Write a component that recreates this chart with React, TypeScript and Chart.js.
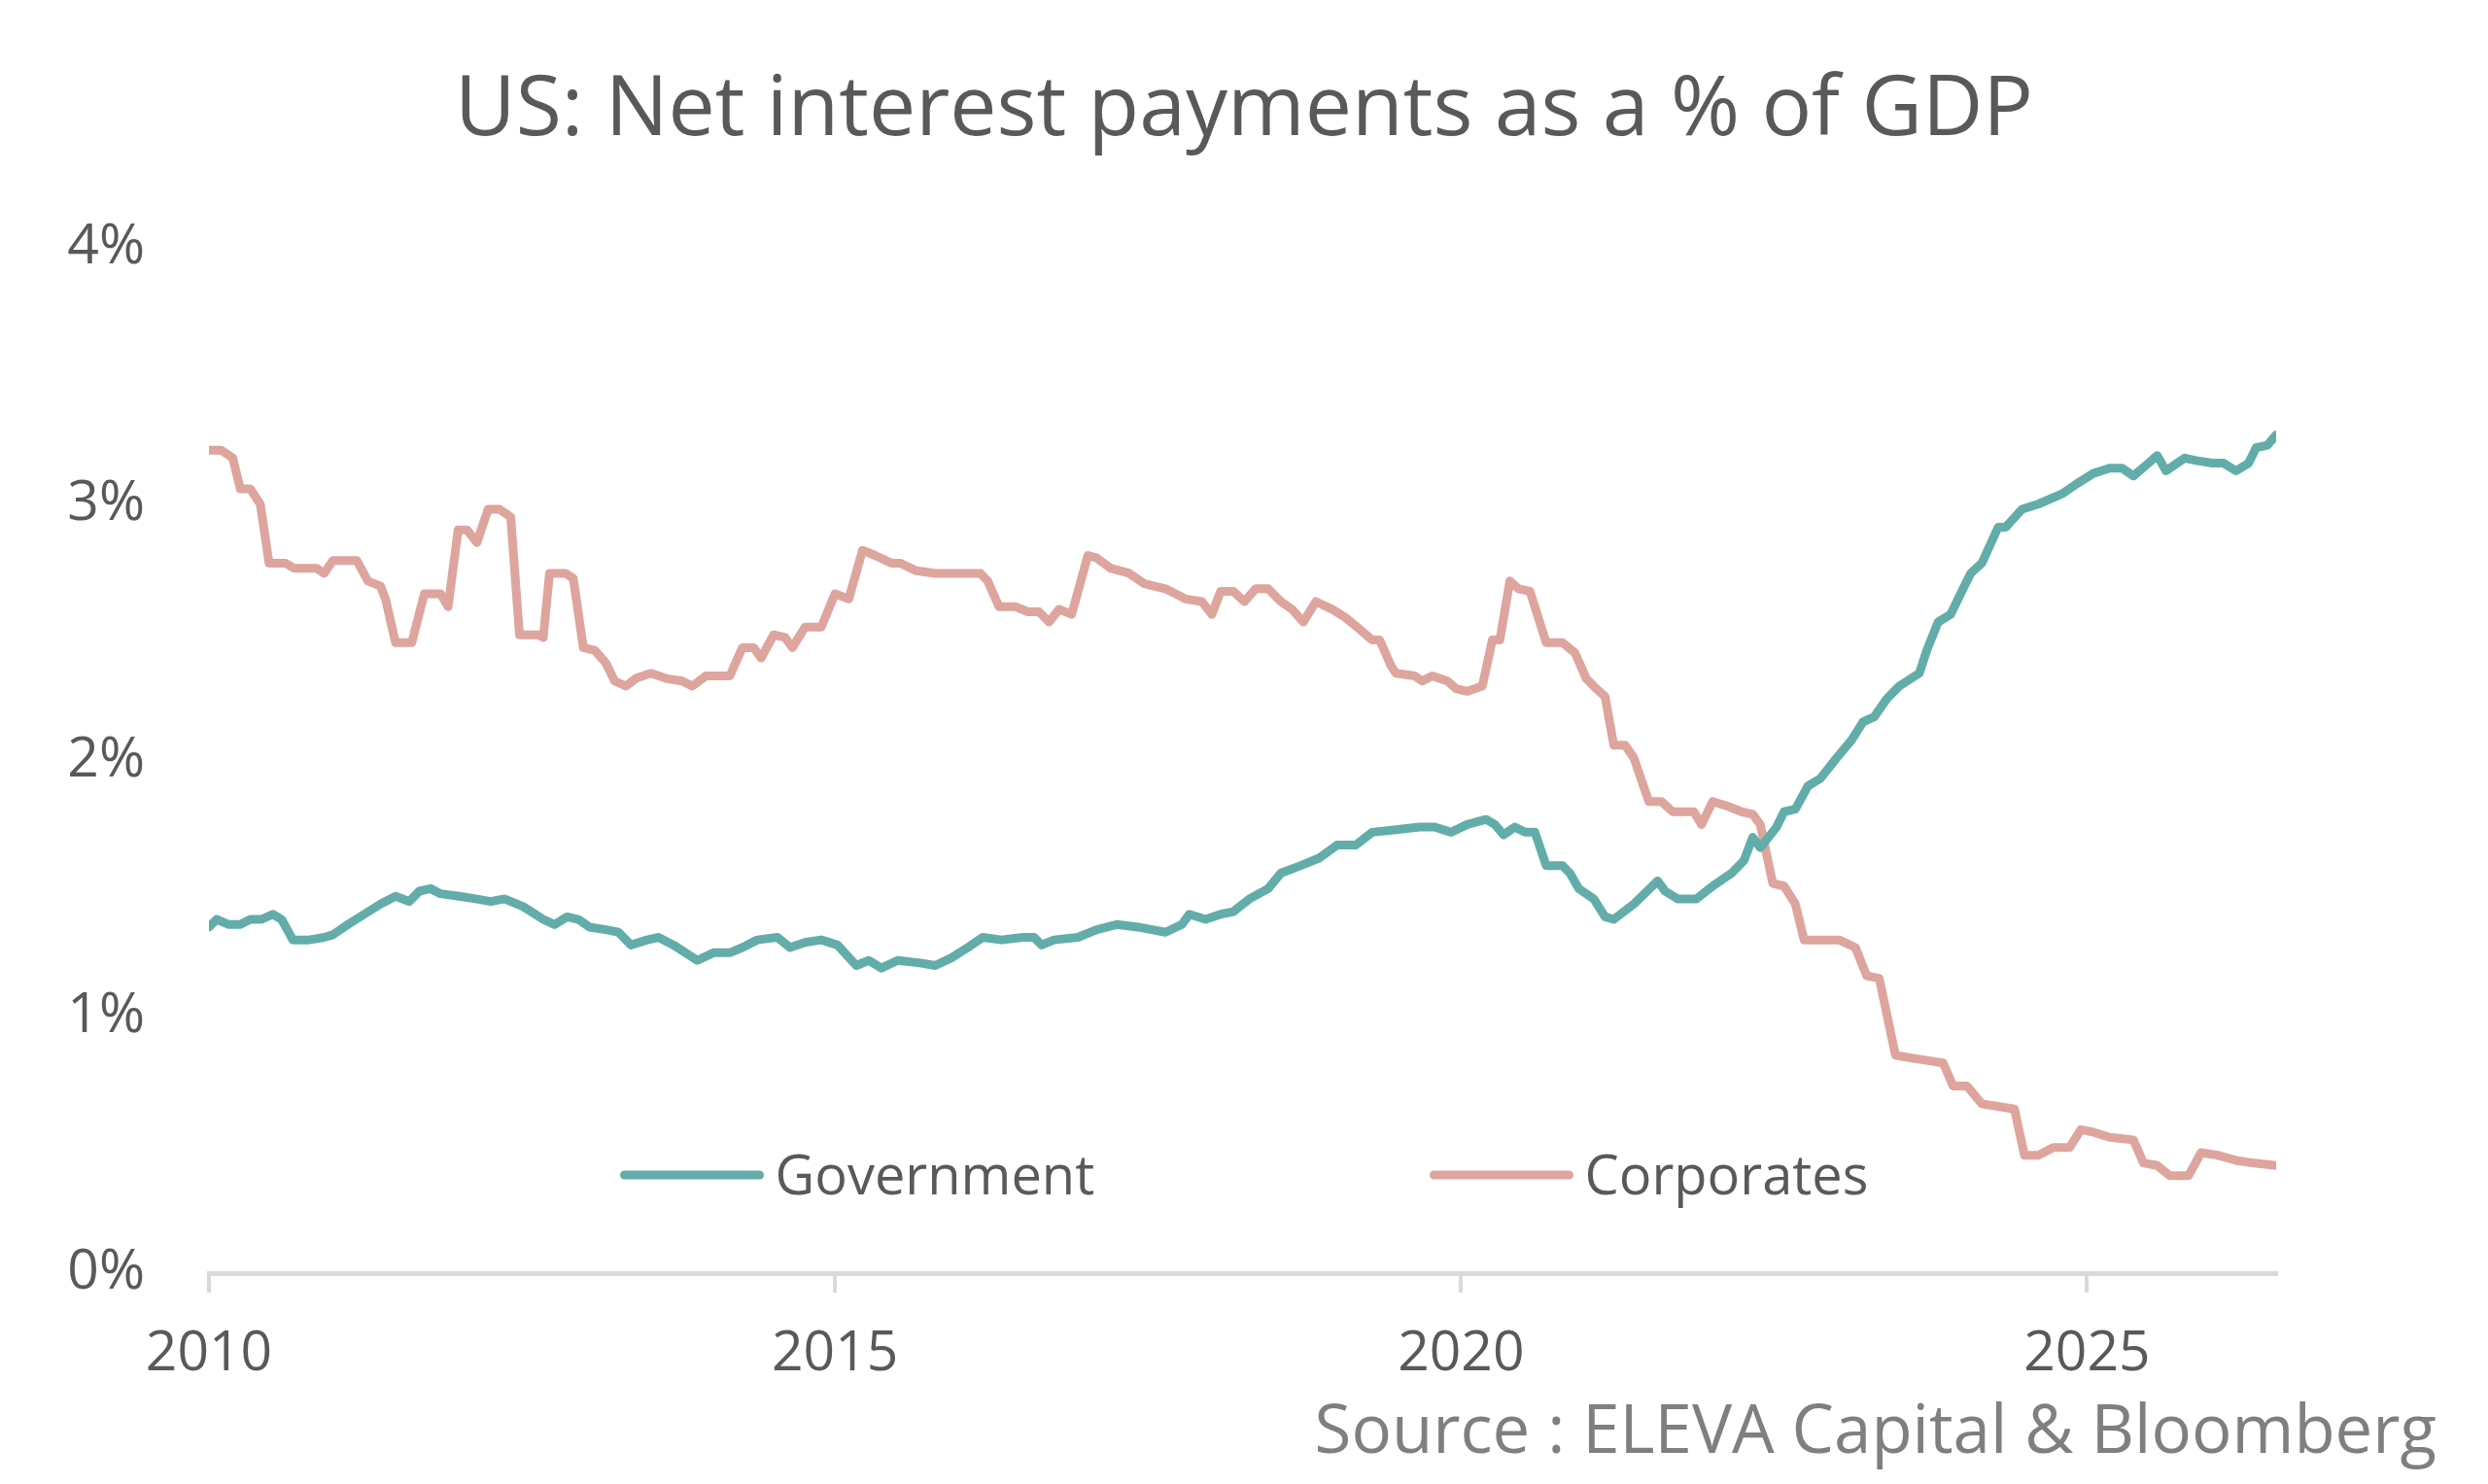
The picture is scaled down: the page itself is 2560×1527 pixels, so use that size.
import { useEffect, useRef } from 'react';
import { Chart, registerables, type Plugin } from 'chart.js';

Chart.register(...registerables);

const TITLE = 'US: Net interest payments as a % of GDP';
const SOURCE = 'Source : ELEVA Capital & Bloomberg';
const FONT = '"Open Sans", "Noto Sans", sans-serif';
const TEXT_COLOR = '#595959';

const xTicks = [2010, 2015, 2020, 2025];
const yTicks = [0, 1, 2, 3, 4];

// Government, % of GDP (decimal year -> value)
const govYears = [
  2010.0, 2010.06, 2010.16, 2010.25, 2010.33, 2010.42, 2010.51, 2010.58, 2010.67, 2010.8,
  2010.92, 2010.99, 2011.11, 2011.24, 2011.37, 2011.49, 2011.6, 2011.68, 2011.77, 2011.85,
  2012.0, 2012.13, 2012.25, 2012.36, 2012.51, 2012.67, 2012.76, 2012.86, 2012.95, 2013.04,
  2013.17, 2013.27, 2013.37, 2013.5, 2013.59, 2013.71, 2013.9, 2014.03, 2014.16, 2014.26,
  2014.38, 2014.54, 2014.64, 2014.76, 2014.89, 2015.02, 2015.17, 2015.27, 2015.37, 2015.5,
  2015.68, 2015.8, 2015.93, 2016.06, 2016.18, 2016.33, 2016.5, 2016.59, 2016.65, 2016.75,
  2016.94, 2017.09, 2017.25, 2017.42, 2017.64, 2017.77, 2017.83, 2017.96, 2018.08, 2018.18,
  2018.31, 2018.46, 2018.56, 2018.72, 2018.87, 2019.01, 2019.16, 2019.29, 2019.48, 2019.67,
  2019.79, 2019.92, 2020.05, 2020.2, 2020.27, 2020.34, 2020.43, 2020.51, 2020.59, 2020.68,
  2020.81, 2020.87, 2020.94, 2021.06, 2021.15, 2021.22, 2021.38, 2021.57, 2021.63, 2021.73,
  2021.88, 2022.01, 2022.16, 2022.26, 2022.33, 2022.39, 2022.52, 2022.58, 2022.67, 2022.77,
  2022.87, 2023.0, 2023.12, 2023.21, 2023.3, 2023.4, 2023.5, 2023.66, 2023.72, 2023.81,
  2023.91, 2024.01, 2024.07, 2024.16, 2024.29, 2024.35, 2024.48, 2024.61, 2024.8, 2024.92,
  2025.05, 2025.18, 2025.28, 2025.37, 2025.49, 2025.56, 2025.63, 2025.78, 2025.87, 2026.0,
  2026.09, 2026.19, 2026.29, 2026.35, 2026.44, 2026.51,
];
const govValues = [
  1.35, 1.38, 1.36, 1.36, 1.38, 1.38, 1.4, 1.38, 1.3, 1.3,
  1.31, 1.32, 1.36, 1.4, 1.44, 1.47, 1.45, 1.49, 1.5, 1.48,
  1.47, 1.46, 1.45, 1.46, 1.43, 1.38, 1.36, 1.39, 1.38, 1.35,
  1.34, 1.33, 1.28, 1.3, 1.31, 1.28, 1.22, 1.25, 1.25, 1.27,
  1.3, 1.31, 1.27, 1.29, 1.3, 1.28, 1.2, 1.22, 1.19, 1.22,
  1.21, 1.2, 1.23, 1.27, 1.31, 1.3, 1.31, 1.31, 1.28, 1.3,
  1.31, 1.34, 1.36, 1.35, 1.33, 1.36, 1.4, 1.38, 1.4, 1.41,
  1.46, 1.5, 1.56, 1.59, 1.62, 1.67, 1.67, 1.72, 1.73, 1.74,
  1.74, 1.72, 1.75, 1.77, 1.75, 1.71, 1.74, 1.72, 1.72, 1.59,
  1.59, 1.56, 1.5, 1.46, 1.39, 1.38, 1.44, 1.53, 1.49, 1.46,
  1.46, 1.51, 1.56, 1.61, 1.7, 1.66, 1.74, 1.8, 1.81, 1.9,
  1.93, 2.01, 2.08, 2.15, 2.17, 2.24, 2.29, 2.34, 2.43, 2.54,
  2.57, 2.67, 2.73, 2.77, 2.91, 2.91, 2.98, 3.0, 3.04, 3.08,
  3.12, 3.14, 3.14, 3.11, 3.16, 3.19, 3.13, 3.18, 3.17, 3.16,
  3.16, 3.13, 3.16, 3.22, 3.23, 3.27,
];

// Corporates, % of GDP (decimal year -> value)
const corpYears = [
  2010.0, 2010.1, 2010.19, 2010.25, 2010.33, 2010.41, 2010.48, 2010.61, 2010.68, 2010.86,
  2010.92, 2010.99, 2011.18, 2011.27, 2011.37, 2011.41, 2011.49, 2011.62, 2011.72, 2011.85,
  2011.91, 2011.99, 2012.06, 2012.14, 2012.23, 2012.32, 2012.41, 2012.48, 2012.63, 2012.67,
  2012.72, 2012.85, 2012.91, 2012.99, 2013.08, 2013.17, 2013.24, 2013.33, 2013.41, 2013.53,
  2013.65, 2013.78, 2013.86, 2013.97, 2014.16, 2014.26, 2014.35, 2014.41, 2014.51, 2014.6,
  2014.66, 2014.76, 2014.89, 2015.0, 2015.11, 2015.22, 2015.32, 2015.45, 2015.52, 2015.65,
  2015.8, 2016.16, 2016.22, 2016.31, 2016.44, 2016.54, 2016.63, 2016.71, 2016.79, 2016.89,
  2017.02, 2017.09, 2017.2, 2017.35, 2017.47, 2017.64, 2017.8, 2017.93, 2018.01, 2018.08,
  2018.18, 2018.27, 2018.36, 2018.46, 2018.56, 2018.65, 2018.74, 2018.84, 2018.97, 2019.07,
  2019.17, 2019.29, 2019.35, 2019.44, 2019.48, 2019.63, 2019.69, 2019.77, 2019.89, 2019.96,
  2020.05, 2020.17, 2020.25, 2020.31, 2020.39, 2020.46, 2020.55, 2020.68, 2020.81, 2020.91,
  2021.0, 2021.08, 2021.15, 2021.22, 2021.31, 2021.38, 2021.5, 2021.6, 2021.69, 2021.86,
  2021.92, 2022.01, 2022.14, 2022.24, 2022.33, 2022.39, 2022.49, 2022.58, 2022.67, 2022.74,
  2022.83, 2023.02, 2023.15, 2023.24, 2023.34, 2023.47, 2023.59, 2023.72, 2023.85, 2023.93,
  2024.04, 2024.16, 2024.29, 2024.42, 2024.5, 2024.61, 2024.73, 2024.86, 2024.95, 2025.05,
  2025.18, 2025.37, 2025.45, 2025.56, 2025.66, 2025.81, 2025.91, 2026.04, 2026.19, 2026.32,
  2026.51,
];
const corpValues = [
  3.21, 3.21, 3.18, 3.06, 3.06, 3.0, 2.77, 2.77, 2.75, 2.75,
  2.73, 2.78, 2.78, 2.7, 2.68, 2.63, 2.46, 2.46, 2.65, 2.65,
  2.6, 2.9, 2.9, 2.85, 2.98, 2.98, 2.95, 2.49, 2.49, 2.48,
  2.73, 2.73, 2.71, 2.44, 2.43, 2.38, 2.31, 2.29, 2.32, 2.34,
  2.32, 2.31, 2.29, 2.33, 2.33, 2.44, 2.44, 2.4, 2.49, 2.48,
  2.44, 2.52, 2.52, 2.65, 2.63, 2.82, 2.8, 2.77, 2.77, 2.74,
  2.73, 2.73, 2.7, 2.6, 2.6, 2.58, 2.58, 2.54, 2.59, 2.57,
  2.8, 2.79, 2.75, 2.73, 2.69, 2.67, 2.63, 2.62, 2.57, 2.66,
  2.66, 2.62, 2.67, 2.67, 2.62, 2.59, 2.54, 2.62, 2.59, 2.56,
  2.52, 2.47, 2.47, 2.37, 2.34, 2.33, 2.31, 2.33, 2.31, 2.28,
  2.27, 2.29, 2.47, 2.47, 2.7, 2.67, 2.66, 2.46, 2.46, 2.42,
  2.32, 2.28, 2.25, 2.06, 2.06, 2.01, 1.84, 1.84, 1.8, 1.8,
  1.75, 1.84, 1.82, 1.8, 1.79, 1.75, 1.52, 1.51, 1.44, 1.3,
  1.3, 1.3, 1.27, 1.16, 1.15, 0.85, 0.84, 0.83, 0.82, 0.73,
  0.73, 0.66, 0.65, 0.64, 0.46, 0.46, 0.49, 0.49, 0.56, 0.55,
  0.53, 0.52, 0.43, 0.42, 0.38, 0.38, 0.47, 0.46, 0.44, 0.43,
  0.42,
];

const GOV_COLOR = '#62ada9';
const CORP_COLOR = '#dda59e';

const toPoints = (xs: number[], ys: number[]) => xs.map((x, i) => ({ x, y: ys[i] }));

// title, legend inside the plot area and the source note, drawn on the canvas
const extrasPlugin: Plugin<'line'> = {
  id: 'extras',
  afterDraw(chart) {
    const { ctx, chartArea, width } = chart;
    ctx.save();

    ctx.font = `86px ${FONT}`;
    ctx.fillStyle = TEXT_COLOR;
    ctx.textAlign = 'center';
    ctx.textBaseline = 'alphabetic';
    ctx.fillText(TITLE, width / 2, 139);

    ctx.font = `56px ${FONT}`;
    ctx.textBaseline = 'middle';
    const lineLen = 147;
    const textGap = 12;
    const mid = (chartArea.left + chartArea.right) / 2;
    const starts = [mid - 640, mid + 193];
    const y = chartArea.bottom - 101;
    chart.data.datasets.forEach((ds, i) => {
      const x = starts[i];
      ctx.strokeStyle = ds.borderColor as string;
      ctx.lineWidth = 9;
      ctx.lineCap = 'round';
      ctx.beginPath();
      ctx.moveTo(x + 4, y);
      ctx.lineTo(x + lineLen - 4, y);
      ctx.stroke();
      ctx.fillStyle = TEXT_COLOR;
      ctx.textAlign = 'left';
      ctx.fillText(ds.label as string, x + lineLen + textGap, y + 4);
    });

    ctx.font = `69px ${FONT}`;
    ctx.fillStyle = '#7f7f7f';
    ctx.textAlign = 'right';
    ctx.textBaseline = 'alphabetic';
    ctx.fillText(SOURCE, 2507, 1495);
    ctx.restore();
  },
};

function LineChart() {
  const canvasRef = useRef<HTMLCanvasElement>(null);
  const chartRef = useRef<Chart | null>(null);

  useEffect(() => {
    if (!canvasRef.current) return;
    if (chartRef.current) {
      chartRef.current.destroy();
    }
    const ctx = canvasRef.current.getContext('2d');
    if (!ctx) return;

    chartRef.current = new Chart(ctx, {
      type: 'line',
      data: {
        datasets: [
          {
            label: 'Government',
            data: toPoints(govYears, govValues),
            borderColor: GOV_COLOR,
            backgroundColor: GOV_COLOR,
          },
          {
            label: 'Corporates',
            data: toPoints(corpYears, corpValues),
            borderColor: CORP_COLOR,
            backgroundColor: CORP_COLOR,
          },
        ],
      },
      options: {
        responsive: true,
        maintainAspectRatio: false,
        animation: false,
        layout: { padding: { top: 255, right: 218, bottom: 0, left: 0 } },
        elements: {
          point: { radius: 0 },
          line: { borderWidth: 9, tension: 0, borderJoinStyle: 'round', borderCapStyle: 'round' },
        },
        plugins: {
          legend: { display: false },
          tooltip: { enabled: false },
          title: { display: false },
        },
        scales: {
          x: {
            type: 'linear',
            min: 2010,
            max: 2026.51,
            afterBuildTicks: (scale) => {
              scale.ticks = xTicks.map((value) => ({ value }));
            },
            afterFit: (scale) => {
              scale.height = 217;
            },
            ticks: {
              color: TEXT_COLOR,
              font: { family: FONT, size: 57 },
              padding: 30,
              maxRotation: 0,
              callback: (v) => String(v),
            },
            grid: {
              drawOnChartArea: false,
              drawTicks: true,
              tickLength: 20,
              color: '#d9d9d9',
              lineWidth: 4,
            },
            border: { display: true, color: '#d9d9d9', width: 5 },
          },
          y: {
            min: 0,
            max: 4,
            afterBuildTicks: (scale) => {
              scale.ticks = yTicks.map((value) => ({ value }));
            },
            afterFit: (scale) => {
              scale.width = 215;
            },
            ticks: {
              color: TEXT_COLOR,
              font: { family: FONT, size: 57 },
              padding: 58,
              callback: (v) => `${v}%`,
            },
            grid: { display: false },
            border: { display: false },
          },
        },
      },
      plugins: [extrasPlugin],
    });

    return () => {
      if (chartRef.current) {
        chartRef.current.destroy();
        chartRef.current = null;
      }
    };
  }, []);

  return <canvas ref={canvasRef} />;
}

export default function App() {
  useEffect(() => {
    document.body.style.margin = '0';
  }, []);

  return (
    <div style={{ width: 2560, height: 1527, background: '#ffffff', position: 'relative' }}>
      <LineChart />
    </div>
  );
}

- - - - - - -

Task to complete: Go through the material and copy out every line with "that" in it.

Right answer:
Write a component that recreates this chart with React, TypeScript and Chart.js.
The picture is scaled down: the page itself is 2560×1527 pixels, so use that size.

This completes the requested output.